## Stated task
Retype each line of the material exactly, please, skipping any picture in it.

"""

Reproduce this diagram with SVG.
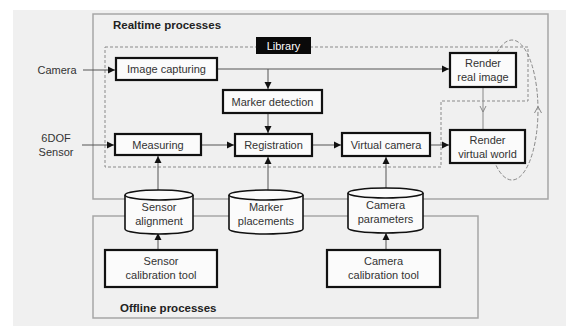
<svg xmlns="http://www.w3.org/2000/svg" width="566" height="326" viewBox="0 0 566 326">
<defs>
<marker id="ah" markerUnits="userSpaceOnUse" markerWidth="8" markerHeight="8" refX="7" refY="4" orient="auto">
<path d="M0,0.5 L7,4 L0,7.5 Z" fill="#111"/>
</marker>
<style>
.t{font-family:"Liberation Sans",Arial,sans-serif;font-size:11px;fill:#333;text-anchor:middle}
.tb{font-family:"Liberation Sans",Arial,sans-serif;font-size:11.5px;font-weight:bold;fill:#222}
.box{fill:#fbfbfb;stroke:#111;stroke-width:2.2}
.cyl{fill:#fbfbfb;stroke:#111;stroke-width:1.6}
.area{fill:none;stroke:#a6a6a6;stroke-width:1.5}
.dash{fill:none;stroke:#8a8a8a;stroke-width:1;stroke-dasharray:3,2}
.ln{fill:none;stroke:#555;stroke-width:1}
.arr{fill:none;stroke:#555;stroke-width:1;marker-end:url(#ah)}
.thin{fill:none;stroke:#888;stroke-width:1}
</style>
</defs>
<rect x="0" y="0" width="566" height="326" fill="#ffffff"/>
<rect x="13" y="10" width="553" height="316" fill="#f0f0f0"/>

<g id="realtime-area">
<rect class="area" x="93" y="14" width="455" height="185"/>
<text class="tb" x="113" y="29">Realtime processes</text>
</g>
<g id="offline-area">
<rect class="area" x="93" y="216" width="385" height="102"/>
<text class="tb" x="120" y="312">Offline processes</text>
</g>
<g id="library">
<path class="dash" d="M105,47 H528 V101 H441 V167 H105 Z"/>
<rect x="256" y="37" width="55" height="17" fill="#0a0a0a"/>
<text class="t" x="283.5" y="49.5" style="fill:#fff">Library</text>
</g>

<g id="loop">
<path d="M496.9,53 A26,70 0 1,1 495,163" fill="none" stroke="#888" stroke-width="1" stroke-dasharray="4,2"/>
<path class="thin" d="M534.5,113 L538,106.5 L541.5,113"/>
</g>

<g id="connectors">
<path class="arr" d="M83,70 H115"/>
<path class="arr" d="M82,145 H114"/>
<path class="arr" d="M218,69 H449"/>
<path class="arr" d="M268,69 V89"/>
<path class="arr" d="M268,114 V133"/>
<path class="arr" d="M202,145 H234"/>
<path class="arr" d="M313,145 H341"/>
<path class="arr" d="M431,145 H449"/>
<path class="thin" d="M483,88 V129"/>
<path class="thin" d="M480,106 L483,112 L486,106"/>
<path class="arr" d="M158,190 V156"/>
<path class="arr" d="M268,190 V157"/>
<path class="arr" d="M386,188 V157"/>
<path class="arr" d="M158,250 V233"/>
<path class="arr" d="M386,250 V233"/>
</g>

<g id="camera-input"><text class="t" x="57" y="74">Camera</text></g>
<g id="sensor-input"><text class="t" x="56" y="142">6DOF</text><text class="t" x="56" y="156">Sensor</text></g>

<g id="image-capturing">
<rect class="box" x="116" y="58" width="101" height="22"/>
<text class="t" x="166.5" y="73">Image capturing</text>
</g>
<g id="marker-detection">
<rect class="box" x="223" y="90" width="99" height="23"/>
<text class="t" x="272.5" y="105.5">Marker detection</text>
</g>
<g id="render-real-image">
<rect class="box" x="450" y="53" width="66" height="34"/>
<text class="t" x="483" y="67">Render</text>
<text class="t" x="483" y="81">real image</text>
</g>
<g id="measuring">
<rect class="box" x="115" y="134" width="86" height="21"/>
<text class="t" x="158" y="148.5">Measuring</text>
</g>
<g id="registration">
<rect class="box" x="235" y="134" width="77" height="22"/>
<text class="t" x="273.5" y="149">Registration</text>
</g>
<g id="virtual-camera">
<rect class="box" x="342" y="133" width="88" height="23"/>
<text class="t" x="386" y="148.5">Virtual camera</text>
</g>
<g id="render-virtual-world">
<rect class="box" x="450" y="130" width="75" height="33"/>
<text class="t" x="487.5" y="143.5">Render</text>
<text class="t" x="487.5" y="157.5">virtual world</text>
</g>

<g id="sensor-alignment">
<path class="cyl" d="M125,195 A34,5 0 0,1 193,195 V229 A34,5 0 0,1 125,229 Z"/>
<path class="cyl" d="M125,195 A34,5 0 0,0 193,195" fill="none"/>
<text class="t" x="159" y="211">Sensor</text>
<text class="t" x="159" y="225">alignment</text>
</g>
<g id="marker-placements">
<path class="cyl" d="M229,195 A37,5 0 0,1 303,195 V229 A37,5 0 0,1 229,229 Z"/>
<path class="cyl" d="M229,195 A37,5 0 0,0 303,195" fill="none"/>
<text class="t" x="266" y="211">Marker</text>
<text class="t" x="266" y="225">placements</text>
</g>
<g id="camera-parameters">
<path class="cyl" d="M348,193 A37.5,5 0 0,1 423,193 V228 A37.5,5 0 0,1 348,228 Z"/>
<path class="cyl" d="M348,193 A37.5,5 0 0,0 423,193" fill="none"/>
<text class="t" x="385.5" y="209">Camera</text>
<text class="t" x="385.5" y="223">parameters</text>
</g>

<g id="sensor-calibration-tool">
<rect class="box" x="105" y="250" width="112" height="37"/>
<text class="t" x="161" y="265">Sensor</text>
<text class="t" x="161" y="279">calibration tool</text>
</g>
<g id="camera-calibration-tool">
<rect class="box" x="327" y="250" width="113" height="37"/>
<text class="t" x="383.5" y="265">Camera</text>
<text class="t" x="383.5" y="279">calibration tool</text>
</g>
</svg>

"""

## Answer to the exercise
Reproduce this diagram with SVG.
<svg xmlns="http://www.w3.org/2000/svg" width="566" height="326" viewBox="0 0 566 326">
<defs>
<marker id="ah" markerUnits="userSpaceOnUse" markerWidth="8" markerHeight="8" refX="7" refY="4" orient="auto">
<path d="M0,0.5 L7,4 L0,7.5 Z" fill="#111"/>
</marker>
<style>
.t{font-family:"Liberation Sans",Arial,sans-serif;font-size:11px;fill:#333;text-anchor:middle}
.tb{font-family:"Liberation Sans",Arial,sans-serif;font-size:11.5px;font-weight:bold;fill:#222}
.box{fill:#fbfbfb;stroke:#111;stroke-width:2.2}
.cyl{fill:#fbfbfb;stroke:#111;stroke-width:1.6}
.area{fill:none;stroke:#a6a6a6;stroke-width:1.5}
.dash{fill:none;stroke:#8a8a8a;stroke-width:1;stroke-dasharray:3,2}
.ln{fill:none;stroke:#555;stroke-width:1}
.arr{fill:none;stroke:#555;stroke-width:1;marker-end:url(#ah)}
.thin{fill:none;stroke:#888;stroke-width:1}
</style>
</defs>
<rect x="0" y="0" width="566" height="326" fill="#ffffff"/>
<rect x="13" y="10" width="553" height="316" fill="#f0f0f0"/>

<g id="realtime-area">
<rect class="area" x="93" y="14" width="455" height="185"/>
<text class="tb" x="113" y="29">Realtime processes</text>
</g>
<g id="offline-area">
<rect class="area" x="93" y="216" width="385" height="102"/>
<text class="tb" x="120" y="312">Offline processes</text>
</g>
<g id="library">
<path class="dash" d="M105,47 H528 V101 H441 V167 H105 Z"/>
<rect x="256" y="37" width="55" height="17" fill="#0a0a0a"/>
<text class="t" x="283.5" y="49.5" style="fill:#fff">Library</text>
</g>

<g id="loop">
<path d="M496.9,53 A26,70 0 1,1 495,163" fill="none" stroke="#888" stroke-width="1" stroke-dasharray="4,2"/>
<path class="thin" d="M534.5,113 L538,106.5 L541.5,113"/>
</g>

<g id="connectors">
<path class="arr" d="M83,70 H115"/>
<path class="arr" d="M82,145 H114"/>
<path class="arr" d="M218,69 H449"/>
<path class="arr" d="M268,69 V89"/>
<path class="arr" d="M268,114 V133"/>
<path class="arr" d="M202,145 H234"/>
<path class="arr" d="M313,145 H341"/>
<path class="arr" d="M431,145 H449"/>
<path class="thin" d="M483,88 V129"/>
<path class="thin" d="M480,106 L483,112 L486,106"/>
<path class="arr" d="M158,190 V156"/>
<path class="arr" d="M268,190 V157"/>
<path class="arr" d="M386,188 V157"/>
<path class="arr" d="M158,250 V233"/>
<path class="arr" d="M386,250 V233"/>
</g>

<g id="camera-input"><text class="t" x="57" y="74">Camera</text></g>
<g id="sensor-input"><text class="t" x="56" y="142">6DOF</text><text class="t" x="56" y="156">Sensor</text></g>

<g id="image-capturing">
<rect class="box" x="116" y="58" width="101" height="22"/>
<text class="t" x="166.5" y="73">Image capturing</text>
</g>
<g id="marker-detection">
<rect class="box" x="223" y="90" width="99" height="23"/>
<text class="t" x="272.5" y="105.5">Marker detection</text>
</g>
<g id="render-real-image">
<rect class="box" x="450" y="53" width="66" height="34"/>
<text class="t" x="483" y="67">Render</text>
<text class="t" x="483" y="81">real image</text>
</g>
<g id="measuring">
<rect class="box" x="115" y="134" width="86" height="21"/>
<text class="t" x="158" y="148.5">Measuring</text>
</g>
<g id="registration">
<rect class="box" x="235" y="134" width="77" height="22"/>
<text class="t" x="273.5" y="149">Registration</text>
</g>
<g id="virtual-camera">
<rect class="box" x="342" y="133" width="88" height="23"/>
<text class="t" x="386" y="148.5">Virtual camera</text>
</g>
<g id="render-virtual-world">
<rect class="box" x="450" y="130" width="75" height="33"/>
<text class="t" x="487.5" y="143.5">Render</text>
<text class="t" x="487.5" y="157.5">virtual world</text>
</g>

<g id="sensor-alignment">
<path class="cyl" d="M125,195 A34,5 0 0,1 193,195 V229 A34,5 0 0,1 125,229 Z"/>
<path class="cyl" d="M125,195 A34,5 0 0,0 193,195" fill="none"/>
<text class="t" x="159" y="211">Sensor</text>
<text class="t" x="159" y="225">alignment</text>
</g>
<g id="marker-placements">
<path class="cyl" d="M229,195 A37,5 0 0,1 303,195 V229 A37,5 0 0,1 229,229 Z"/>
<path class="cyl" d="M229,195 A37,5 0 0,0 303,195" fill="none"/>
<text class="t" x="266" y="211">Marker</text>
<text class="t" x="266" y="225">placements</text>
</g>
<g id="camera-parameters">
<path class="cyl" d="M348,193 A37.5,5 0 0,1 423,193 V228 A37.5,5 0 0,1 348,228 Z"/>
<path class="cyl" d="M348,193 A37.5,5 0 0,0 423,193" fill="none"/>
<text class="t" x="385.5" y="209">Camera</text>
<text class="t" x="385.5" y="223">parameters</text>
</g>

<g id="sensor-calibration-tool">
<rect class="box" x="105" y="250" width="112" height="37"/>
<text class="t" x="161" y="265">Sensor</text>
<text class="t" x="161" y="279">calibration tool</text>
</g>
<g id="camera-calibration-tool">
<rect class="box" x="327" y="250" width="113" height="37"/>
<text class="t" x="383.5" y="265">Camera</text>
<text class="t" x="383.5" y="279">calibration tool</text>
</g>
</svg>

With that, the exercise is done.